Promoted Bubble Dynamics by S-Site-Induced Cu Nucleating Agent on the NiFe-Based Array Electrode for Efficient Oxygen Evolution Process

Nickel–iron (NiFe)-based array electrodes have long been recognized as efficient electrocatalysts for water-splitting reactions, and considerable efforts have been devoted to enhancing their catalytic efficiency. Nonetheless, comparatively little attention has been directed toward optimizing mass transfer processes associated with interfacial bubble behavior on such electrodes. In this study, a Ni-mesh-supported NiFe array electrode (Cu/NiSx/NiFeO/NM) modified with copper (Cu) was shown to markedly enhance oxygen bubble dynamics while functioning as a bubble nucleation promoter. The Cu component was incorporated through a sulfur-site-induced underpotential deposition (UPD) strategy. Analysis of in situ bubble evolution using a neural network-based statistical model revealed that the Cu nucleating agent elevates the bubble generation frequency from 34 to 185 s–1·cm–2, while concurrently decreasing the mean detachment diameter of oxygen bubbles from approximately 170 μm to about 90 μm.

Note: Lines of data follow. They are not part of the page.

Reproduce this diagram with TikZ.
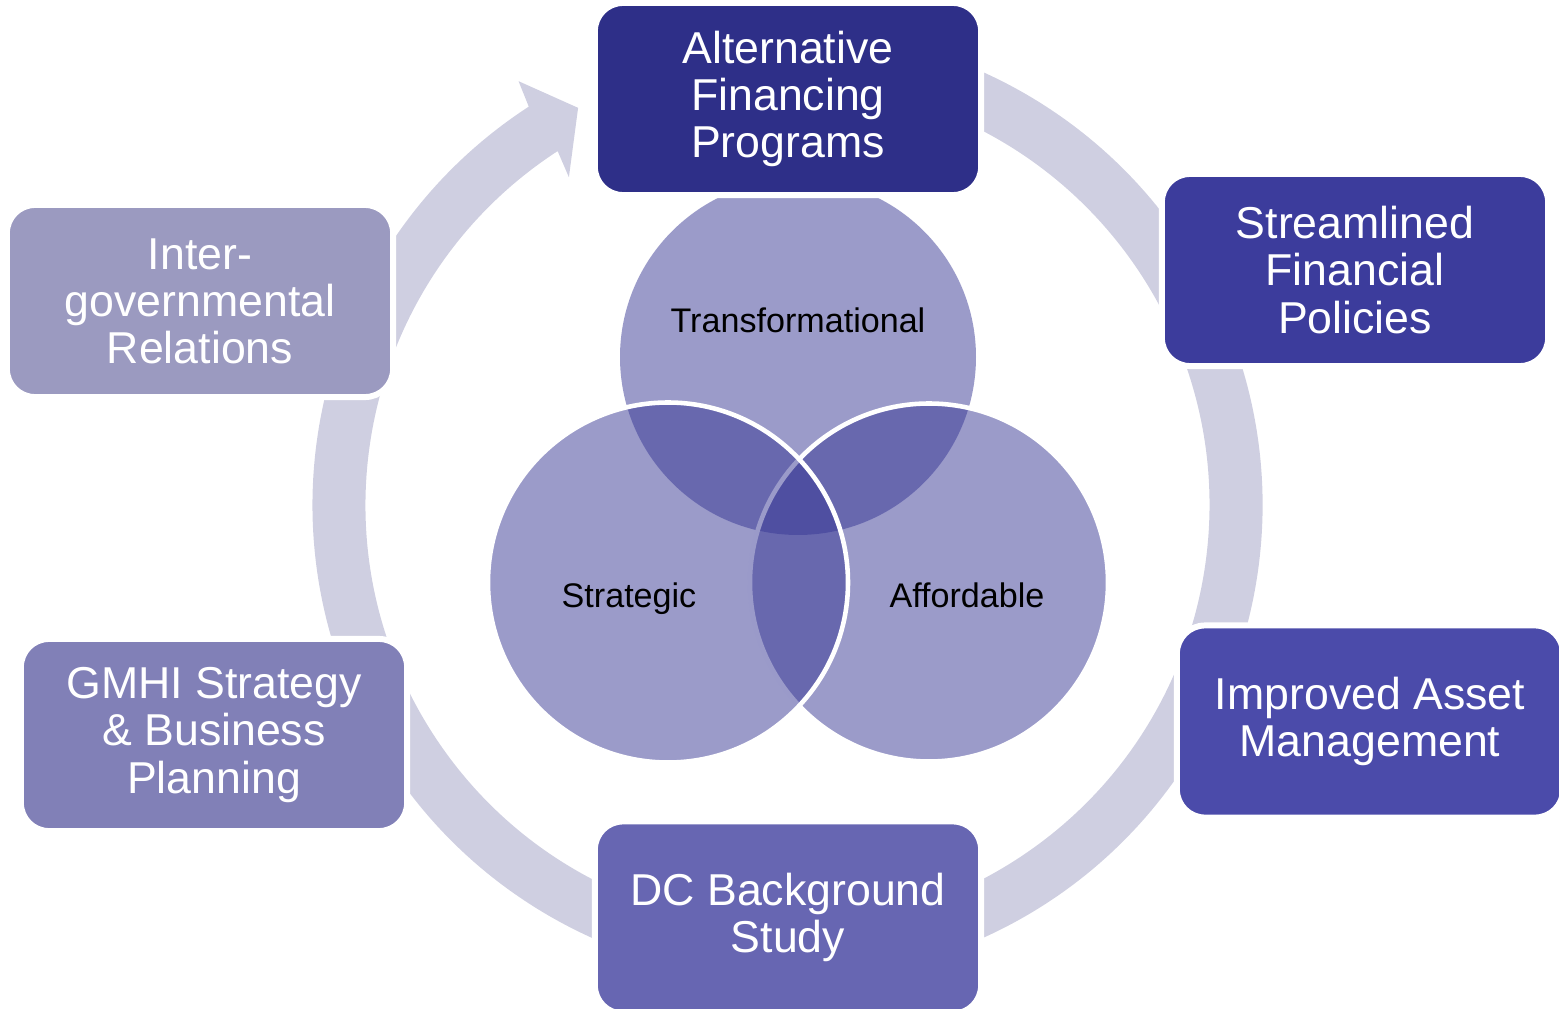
\documentclass[tikz,border=0pt]{standalone}
\usepackage{fontspec}
\setmainfont{Liberation Sans}

\definecolor{ringgray}{RGB}{207,207,225}
\definecolor{vennblue}{RGB}{55,55,148}
\definecolor{stepA}{RGB}{46,47,136}
\definecolor{stepB}{RGB}{60,60,156}
\definecolor{stepC}{RGB}{75,75,170}
\definecolor{stepD}{RGB}{103,102,178}
\definecolor{stepE}{RGB}{129,128,183}
\definecolor{stepF}{RGB}{155,154,192}

\tikzset{
  stage/.style={rectangle, rounded corners=8pt, draw=white, line width=1.7pt,
    minimum width=3.86cm, minimum height=1.92cm, inner sep=0pt, align=center,
    text=white, font=\fontsize{12.7}{13.4}\selectfont},
  venn/.style={fill=vennblue, fill opacity=0.5, draw=white, line width=1.3pt},
  vennlabel/.style={inner sep=0pt, text=black, font=\fontsize{9.7}{11}\selectfont}
}

\begin{document}
\begin{tikzpicture}[x=0.01cm, y=-0.01cm]
		%%%%% START %%%%%
		\useasboundingbox (0, 0) rectangle (1559, 1009);
		
		% cycle ring with the arrow head in front of the first stage
		\begin{scope}[shift={(787.5, 505)}]
			\fill[ringgray] (-111:475) arc[start angle=-111, end angle=237, radius=475]
				-- (-122.4:502) -- (-117.8:449) -- (-123.7:394)
				-- (237:422) arc[start angle=237, end angle=-111, radius=422] -- cycle;
		\end{scope}
		
		% three circles
		\fill[vennblue, fill opacity=0.5] (798, 357) circle (178);
		\draw[venn] (929, 582.5) circle (179);
		\draw[venn] (668, 582.5) circle (180);
		
		\node[vennlabel] (transf) at (798, 320) {Transformational};
		\node[vennlabel] (strat) at (629, 599) {Strategic};
		\node[vennlabel] (afford) at (967, 595) {Affordable};
		
		% stages
		\node[stage, fill=stepA] (altfin) at (788, 99) {Alternative\\Financing\\Programs};
		\node[stage, fill=stepB] (stream) at (1355, 270) {Streamlined\\Financial\\Policies};
		\node[stage, fill=stepC] (asset) at (1370, 721.5) {Improved Asset\\Management};
		\node[stage, fill=stepD] (dcstudy) at (788, 917.5) {DC Background\\Study};
		\node[stage, fill=stepE] (gmhi) at (214, 735) {GMHI Strategy\\\& Business\\Planning};
		\node[stage, fill=stepF] (intergov) at (200, 301) {Inter-\\governmental\\Relations};
		
		%%%%% END %%%%%
\end{tikzpicture}
\end{document}
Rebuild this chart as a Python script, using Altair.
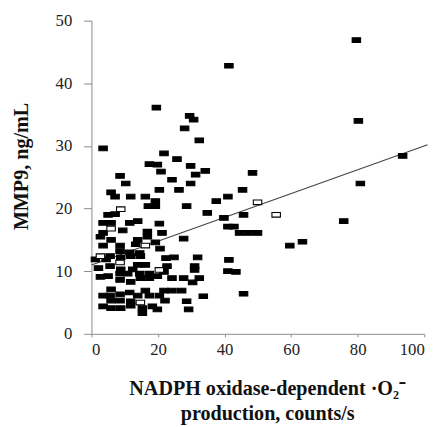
import altair as alt
import pandas as pd

# filled markers (x = NADPH oxidase-dependent O2- production, y = MMP9)
fx = [41.3, 19.5, 29.5, 30.7, 28.0, 32.4, 3.5, 21.8, 25.7, 17.4, 19.8, 29.8, 20.9, 34.2, 31.3, 24.2, 8.6, 48.4,
      10.3, 29.8, 20.4, 26.3, 5.9, 7.1, 11.8, 16.2, 19.2, 17.1, 19.2, 28.6, 37.5, 41.0, 45.4,
      7.1, 5.0, 34.8, 39.8, 45.7, 3.5, 5.9, 11.5, 13.9, 20.4, 3.5, 9.4, 16.8, 21.2, 41.0, 42.8, 44.5, 47.2, 49.9,
      2.7, 5.9, 13.9, 16.8, 19.2, 27.7, 3.5, 8.6, 13.3, 20.6, 8.6, 11.5, 14.5, 5.6, 8.8, 11.8, 14.7, 1.2, 4.4, 22.4, 24.8, 31.9, 41.3,
      13.9, 16.2, 22.7, 31.0, 2.1, 5.6, 8.8, 12.4, 31.0, 41.0, 43.4,
      2.7, 5.0, 8.6, 10.9, 14.5, 17.4, 21.8, 8.6, 11.8, 14.7, 17.4, 19.8, 24.2, 27.7, 32.4, 30.4,
      5.9, 16.2, 21.8, 24.2, 27.1, 3.5, 5.6, 8.6, 11.5, 13.9, 17.4, 20.4, 33.6, 45.7,
      5.9, 8.6, 11.8, 22.1, 28.6, 3.5, 5.9, 8.8, 11.8, 15.3, 18.3, 19.8, 15.3, 29.2,
      79.6, 80.2, 93.5, 80.8, 75.8, 59.6, 63.4]
fy = [42.8, 36.1, 34.8, 34.2, 32.8, 30.9, 29.6, 28.8, 27.9, 27.1, 27.0, 26.8, 25.9, 26.0, 25.4, 24.6, 25.2, 25.7,
      24.0, 24.0, 23.0, 23.0, 22.6, 21.9, 21.9, 21.9, 21.2, 20.4, 20.4, 20.4, 21.2, 21.9, 23.0,
      19.1, 19.0, 19.3, 18.5, 19.0, 17.7, 17.7, 17.7, 18.0, 17.6, 16.1, 16.5, 16.3, 16.1, 17.1, 17.1, 16.1, 16.1, 16.1,
      15.5, 15.0, 15.0, 15.5, 14.6, 15.2, 14.1, 14.1, 14.3, 13.6, 13.2, 13.0, 12.9, 12.4, 12.2, 12.4, 12.4, 11.9, 11.9, 12.1, 12.2, 12.2, 11.8,
      11.0, 11.0, 10.8, 10.8, 10.5, 10.8, 10.3, 10.3, 10.2, 10.0, 9.9,
      9.1, 9.2, 9.6, 9.6, 9.6, 9.6, 9.9, 8.6, 8.3, 8.9, 8.9, 9.2, 8.9, 8.9, 8.9, 8.2,
      7.1, 6.9, 6.9, 6.9, 6.9, 6.1, 6.1, 6.3, 6.6, 6.1, 6.1, 6.1, 6.0, 6.4,
      5.3, 5.3, 5.2, 5.3, 5.2, 4.4, 4.1, 4.1, 4.5, 4.1, 4.4, 3.9, 3.3, 3.9,
      46.9, 34.0, 28.4, 24.0, 18.0, 14.1, 14.7]

# open (hollow) markers
hx = [8.8, 16.2, 8.6, 14.7, 20.4, 55.5, 49.9, 2.7, 5.9]
hy = [19.9, 14.1, 11.4, 5.0, 10.2, 19.0, 21.0, 12.4, 16.8]

# fitted regression line
fit_x = [0, 101]
fit_y = [11.0, 30.2]

x_ticks = [0, 20, 40, 60, 80, 100]
y_ticks = [0, 10, 20, 30, 40, 50]

df = pd.DataFrame({
    "x": fx + hx,
    "y": fy + hy,
    "kind": ["filled"] * len(fx) + ["open"] * len(hx),
})
fit = pd.DataFrame({"x": fit_x, "y": fit_y})

SERIF = "Liberation Serif"
RECT = "M-1,-0.55H1V0.55H-1Z"

xscale = alt.Scale(domain=[0, 100], nice=False)
yscale = alt.Scale(domain=[0, 50], nice=False)

x_axis = alt.Axis(
    values=x_ticks, title=["NADPH oxidase-dependent \u00b7O\u2082\u207b", "production, counts/s"],
    grid=False, domainColor="#8a8a8a", tickColor="#8a8a8a", tickSize=3,
    labelFont=SERIF, labelFontSize=17, labelColor="#222", labelPadding=5,
    titleFont=SERIF, titleFontSize=20.5, titleFontWeight="bold", titleColor="#111",
    titleX=179, titleY=62, titleBaseline="alphabetic", titleAlign="center", titleLineHeight=25,
)
y_axis = alt.Axis(
    values=y_ticks, title="MMP9, ng/mL",
    grid=False, domainColor="#8a8a8a", tickColor="#8a8a8a", tickSize=8,
    labelFont=SERIF, labelFontSize=17, labelColor="#222", labelPadding=12,
    titleFont=SERIF, titleFontSize=20.5, titleFontWeight="bold", titleColor="#111",
    titleX=-65, titleY=148, titleBaseline="alphabetic", titleAlign="center", titleAngle=270,
)

pts = alt.Chart(df).mark_point(shape=RECT, size=74, filled=True, strokeWidth=1.1, opacity=1).encode(
    x=alt.X("x:Q", scale=xscale, axis=x_axis),
    y=alt.Y("y:Q", scale=yscale, axis=y_axis),
    fill=alt.condition(alt.datum.kind == "open", alt.value("white"), alt.value("black")),
    stroke=alt.value("black"),
)

line = alt.Chart(fit).mark_line(color="#444", strokeWidth=1.1, clip=False).encode(
    x=alt.X("x:Q", scale=xscale),
    y=alt.Y("y:Q", scale=yscale),
)

chart = alt.layer(line, pts).properties(
    width=339, height=319,
    autosize=alt.AutoSizeParams(type="none"),
    padding={"left": 85, "top": 9, "right": 15, "bottom": 90},
).configure_view(stroke=None)

chart.save("out.html", embed_options={"renderer": "svg", "actions": False})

Consequently, the oxygen evolution reaction (OER) exhibits a 20 mV reduction in mass-transport overpotential at a current density of 300 mA·cm–2. When integrated into an anion exchange membrane water electrolyzer (AEMWE), the optimized system achieved a current density of 500 mA·cm–2 at a remarkably low cell voltage of 1.65 V. This work provides an effective strategy to alleviate mass transport constraints by modulating bubble nucleation and release behavior at the electrode–electrolyte interface.